A aposentada Suely dos Santos Ramalheda, de 70 anos, é um retrato desse abismo. Ela até tem celular, mas se sente insegura em fazer operações bancárias, principalmente pelo medo constante de cair em golpes. “Se eu estiver com uma sobrinha do meu lado, ela faz pra mim. Mas sozinha eu não faço. As pessoas não têm paciência pra explicar. E, na nossa idade, tem que explicar três, quatro, até cinco vezes”, desabafa.


Suely se encaixa no que os especialistas chamam de primeiro estágio de letramento digital — o reconhecimento básico das funções. Isso significa que ela sabe usar o celular, mas não tem segurança para executar tarefas mais complexas, como transferências, pagamentos ou operações bancárias.


Segundo dados do Instituto Locomotiva, 65% das pessoas das classes D e E ainda usam dinheiro físico como principal meio de pagamento. E, embora o celular esteja presente em 93% dos lares brasileiros, o acesso à internet de qualidade e, principalmente, o domínio das ferramentas digitais, não acompanham esse dado.


Educação digital não acompanha a velocidade da tecnologia


Para a cientista social e educadora em direitos digitais Marcela Canto, da ONG Futuroon, a velocidade da digitalização não foi acompanhada de políticas públicas adequadas para garantir que todos pudessem atravessar essa transformação de forma segura e autônoma.


“A tecnologia não é o problema. O problema é quando ela passa a ser o único caminho para se acessar um direito básico. Se a única forma de receber um auxílio ou pagar uma conta é via Pix, quem não domina essa tecnologia está automaticamente excluído”, afirma.


O economista Gilberto Braga, professor do Ibmec-RJ, reforça a crítica. Segundo ele, embora o Pix gere economia para o Estado — que deixa de gastar com impressão e logística do dinheiro físico —, essa mudança ignora um fato básico: milhões de brasileiros não estão preparados para essa transição.


“Não se trata só de ter um celular. É preciso compreender os processos, saber identificar golpes, usar as plataformas com segurança. Senão, a promessa de inclusão vira, na prática, uma dependência de terceiros — familiares, vizinhos ou até desconhecidos”, pontua.


A internet que não chega pra todos


Além das barreiras de conhecimento, há também as barreiras geográficas e econômicas. Moradores de regiões com baixa conectividade, como zonas rurais, comunidades e periferias, ficam ainda mais distantes dessa realidade digital.

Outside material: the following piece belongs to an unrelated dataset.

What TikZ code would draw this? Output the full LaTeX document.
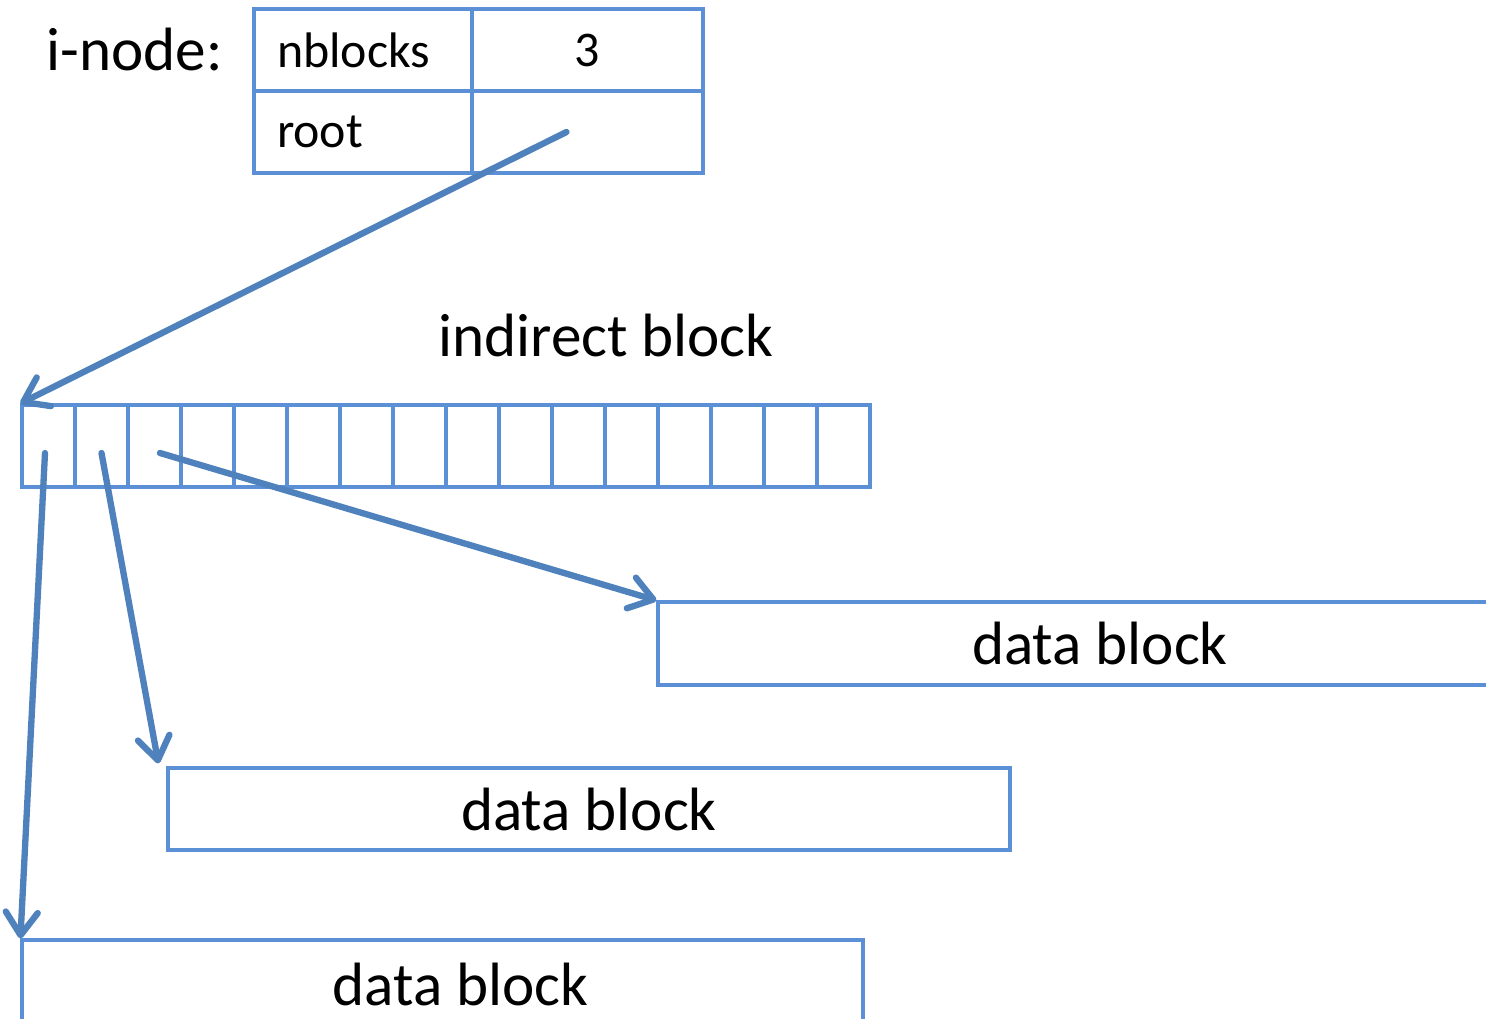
\documentclass[tikz,border=0pt]{standalone}
\usepackage{fontspec}
\setmainfont{Carlito}
\usetikzlibrary{arrows.meta,positioning}
\definecolor{boxblue}{HTML}{5B8FD6}
\definecolor{arrowblue}{HTML}{4F81BD}
\tikzset{
	cellbox/.style={draw=boxblue,line width=0.9pt,inner sep=0pt,minimum height=0.82cm},
	ptr/.style={draw=arrowblue,line width=1.8pt,line cap=round,-{Straight Barb[length=2.3mm,width=3.2mm,round]}},
	bigtext/.style={inner sep=0pt,font=\fontsize{17.4}{20}\selectfont},
	smalltext/.style={font=\fontsize{14.2}{17}\selectfont}
}
\begin{document}
\begin{tikzpicture}
	\clip (0,0) rectangle (14.86,-10.19);
	%INODE
	\node[cellbox,smalltext,minimum width=2.18cm,text width=1.72cm,align=left] (nb) at (3.63,-0.50) {nblocks};
	\node[cellbox,smalltext,minimum width=2.31cm] (nbval) at (5.875,-0.50) {3};
	\node[cellbox,smalltext,minimum width=2.18cm,text width=1.72cm,align=left] (root) at (3.63,-1.32) {root};
	\node[cellbox,minimum width=2.31cm] (rootval) at (5.875,-1.32) {};
	\node[bigtext,left=0.29cm of nb] (inode) {i-node:};
	
	%INDIRECT BLOCK
	\node[bigtext] (ind) at (6.06,-3.35) {indirect block};
	\foreach \i in {1,...,16}
		\node[cellbox,minimum width=0.53cm] (c\i) at ({0.22+0.53*\i-0.265},-4.46) {};
	
	%DATA BLOCKS
	\node[cellbox,bigtext,minimum width=8.84cm,minimum height=0.83cm] (db1) at (11.00,-6.435) {data block};
	\node[cellbox,bigtext,minimum width=8.42cm] (db2) at (5.89,-8.09) {data block};
	\node[cellbox,minimum width=8.41cm,label={[bigtext,xshift=0.18cm,yshift=-0.03cm]center:data block}] (db3) at (4.425,-9.81) {};
	
	%POINTERS
	\draw[ptr] ([xshift=-0.21cm]rootval.center) -- (c1.north west);
	\draw[ptr] ([xshift=-0.035cm,yshift=-0.07cm]c1.center) -- (db3.north west);
	\draw[ptr] ([yshift=-0.07cm]c2.center) -- ([xshift=-0.08cm,yshift=0.03cm]db2.north west);
	\draw[ptr] ([xshift=0.055cm,yshift=-0.07cm]c3.center) -- (db1.north west);
\end{tikzpicture}
\end{document}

“Muita gente depende de planos pré-pagos, que só liberam acesso a aplicativos como WhatsApp e Facebook. Isso impede que a pessoa acesse apps de bancos ou realize pagamentos online. Mesmo em áreas urbanas, a distribuição de antenas e sinal não é igual. Na prática, a conexão simplesmente não se sustenta”, explica Marcela.


Onde o Estado falha, as ONGs tentam agir


Organizações como a Futuroon, em São Gonçalo, tentam preencher parte desse vazio com oficinas de letramento digital para idosos, jovens e pessoas em situação de vulnerabilidade. Mas são iniciativas isoladas, que, por mais importantes que sejam, não conseguem substituir políticas públicas robustas e de alcance nacional.


“O problema é estrutural. E quando o Estado abandona a responsabilidade de educar, informar e garantir acesso, ele aprofunda desigualdades que já são históricas no Brasil”, afirma a educadora.


A modernidade que não chega para todos


Se, por um lado, as estatísticas apontam que o dinheiro físico está com os dias contados, por outro, milhões de brasileiros estão sendo empurrados para uma espécie de apagão financeiro. A pressa pela modernização, sem considerar as condições reais da população, corre o risco de criar uma sociedade onde pagar e receber não é um direito universal, mas um privilégio digital.


O futuro é digital, mas, para boa parte do país, ele ainda não chegou.